- Thursday, December 14, 2017

During the 2016 presidential campaign, candidate Donald Trump spoke passionately and often about school choice. Some school choice advocates, however, are beginning to rumble about the lack of progress on this key domestic policy promise. This grumbling has been building for some time among “talking heads” in the think-tank world.

The criticism of the president is unfair and not productive.

Sure, this year several U.S. Department of Education school-choice initiatives were sent to the graveyard by congressional appropriators, including a proposal to fund demonstration programs in states and school districts. An honest assessment could hardly blame the president for not fighting hard for these proposals, which had virtually no support even among school-choice advocates.

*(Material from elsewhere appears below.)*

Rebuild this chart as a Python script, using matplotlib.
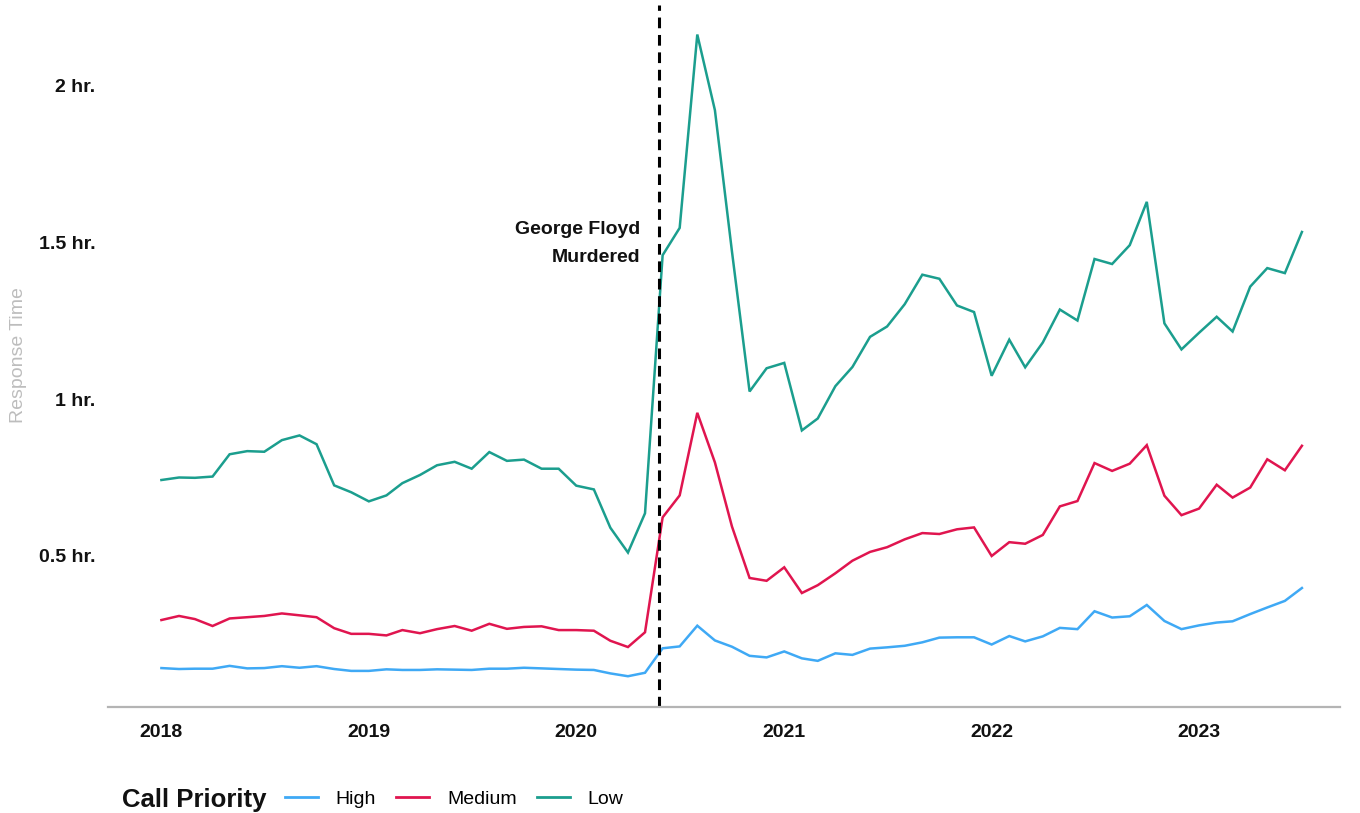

One whisper campaign that has been gaining more steam is that more would have been accomplished if Betsy DeVos — a longtime school choice activist — was given free reign, and not under the constraining influence of the White House and President Trump himself. This is an argument most often advanced by individual school-choice activists who are obvious “never Trumpers.” However, the last way to motivate this president is to feed a bunch of negative anti-Trump comments to The New York Times as was recently done by people connected to the movement.

In reality, no one in the U.S. Congress or at the U.S. Department of Education has yet come up with a school-choice plan that has broad-based support. A bill sponsored by Rep. Todd Rokita, Indiana Republican, and Sen. Marco Rubio, Florida Republican, largely influenced by one national school-choice organization, offended almost all of the faith-based community and drew vehement opposition from more than 200 organizations across the nation — leaving both sponsors queasy about pushing their own bills.

An Education Department trial balloon offering their version of a scholarship tax credit left out literally half of the country, including the president’s home state and many swing states the president cares deeply about. Tax credits for K-12 education is a powerful way to expand school choice, but this plan was a non-starter. If school choice is indeed a “civil right” as Secretary Betsy DeVos is fond of saying, then one can’t advance a plan that denies a civil right to half the country. Not saying that was anyone’s intent, but it was the practical effect of the department’s trial balloon.

Right now, the only major school-choice victory on the horizon is a plan to expand 529 college savings accounts to include K-12 tuition, which is part of both the House and Senate tax plans. This plan has been embraced by the White House, and only passed as part of the Senate tax plan because of Vice President Mike Pence’s tie-breaking vote on an amendment offered by Sen. Ted Cruz. If this plan remains in the final tax bill, it will be the first national school-choice victory in 20 years. Importantly, the 529 expansion will apply to parents and students in all 50 states and working-class and middle-class families are eligible to participate.

School choicers who blame Mr. Trump for what they perceive as lack of progress also forget that his appointment of Neil Gorsuch to the U.S. Supreme Court locks in majority support on the high court for school choice.

The president’s aggressive appointment of judges to other federal courts — with the support of Senate Majority Leader Mitch McConnell and the Republican Conference — also has tilted the field in favor of school choice. These appointments may even set the stage for the Supreme Court to overturn anti-Catholic “Blaine Amendments” dating back to the 19th century that severely limit state-level school choice in about three dozen states.

Further, the U.S. Supreme Court — because of the appointment of Scalia-like Mr. Gorsuch — is likely to knock down mandatory union dues collection by teachers unions and others. Justice Antonin Scalia’s death in February, 2016 resulted in the Supreme Court later that year deadlocking in a 4-4 decision in Friedrichs v. California Teachers Association.

This past September, the Court agreed to hear the similar Janus case, with a decision likely by June 2018. The teachers unions have admitted that a loss in this case will “devastate” their finances, substantially diminishing their political ability to fight school choice.

So, yes, the president has not used his political capital when presented with a hodgepodge of half-baked ideas. Who could blame him? But, when presented with real opportunities to advance choice in education and parent empowerment, Mr. Trump has displayed great leadership, doing more for school choice in a shorter amount of time than any other president.

Nonetheless, much more needs to be done to bring parental choice to parents and children across America. Two ideas that have great resonance: adopting a 50-state K-12 scholarship tax credit and extending school choice to military families.

Rather than unfair attacks on Mr. Trump and bellyaching by the Beltway chattering class, school-choice advocates need to coalesce around ideas like these that have real impact and are worth the president expending political capital.

Thomas W. Carroll is executive director of #EdTaxCredit50, a national grass-roots organization advocating for school choice policy.